The file is created at engine start time. It only contains jvm information. The thread dump is only added to the file when you run kill -3.
So I need way to generate the file name. kill -9 > <file_name> not working
the filename is provided in jvm args as in comment #40. When you start the engine with the args the file is created only with jvm info but when you send SIGQUIT it writes thread dump to the file provided in LogFile arg. I suggest to use -3 not -9.
I use -3 (-9 was a typo), we have a patch that check if all hosts are in connecting then we run kill -3 <java_pid> and restart engine so, in this case, we will never have the right file. is this correct?
it is correct.
ok, I need a way to save each file with a different name.
Bug tickets must have version flags set prior to targeting them to a release. Please ask maintainer to set the correct version flags and only then set the target milestone.

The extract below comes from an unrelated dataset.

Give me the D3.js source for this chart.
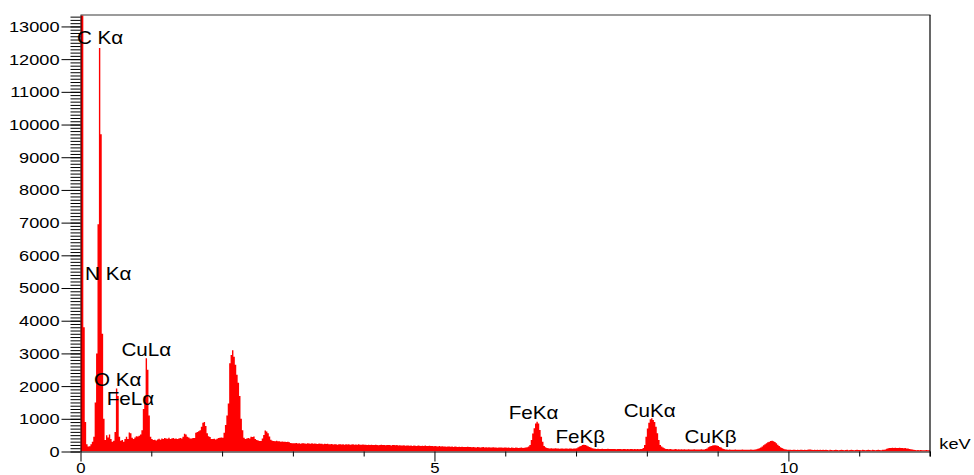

We havent seen this bug for a while.
Created attachment 1110135 [details] integration-engine sos report But re-surfaced in the RHEV-CI integration-engine system, re-openning and attaching engine SOS report. The bug seems to affect multiple hosts across different clusters with different cluster levels (both 3.5 and 3.6). Will attach host sos reports soon
Created attachment 1110136 [details] 3.6 cluster host report (new-ise rhel 7.2 install)
Created attachment 1110137 [details] 3.6 cluster host report
Created attachment 1110139 [details] integration-engine DB logs
Bug re-surfaced in the RHEV-CI integration-engine system, re-openning and attaching engine SOS report. The bug seems to affect multiple hosts across different clusters with different cluster levels (both 3.5 and 3.6).
hopefully we will be able to have it in
looks ok, jobs doesn't stuck anymore.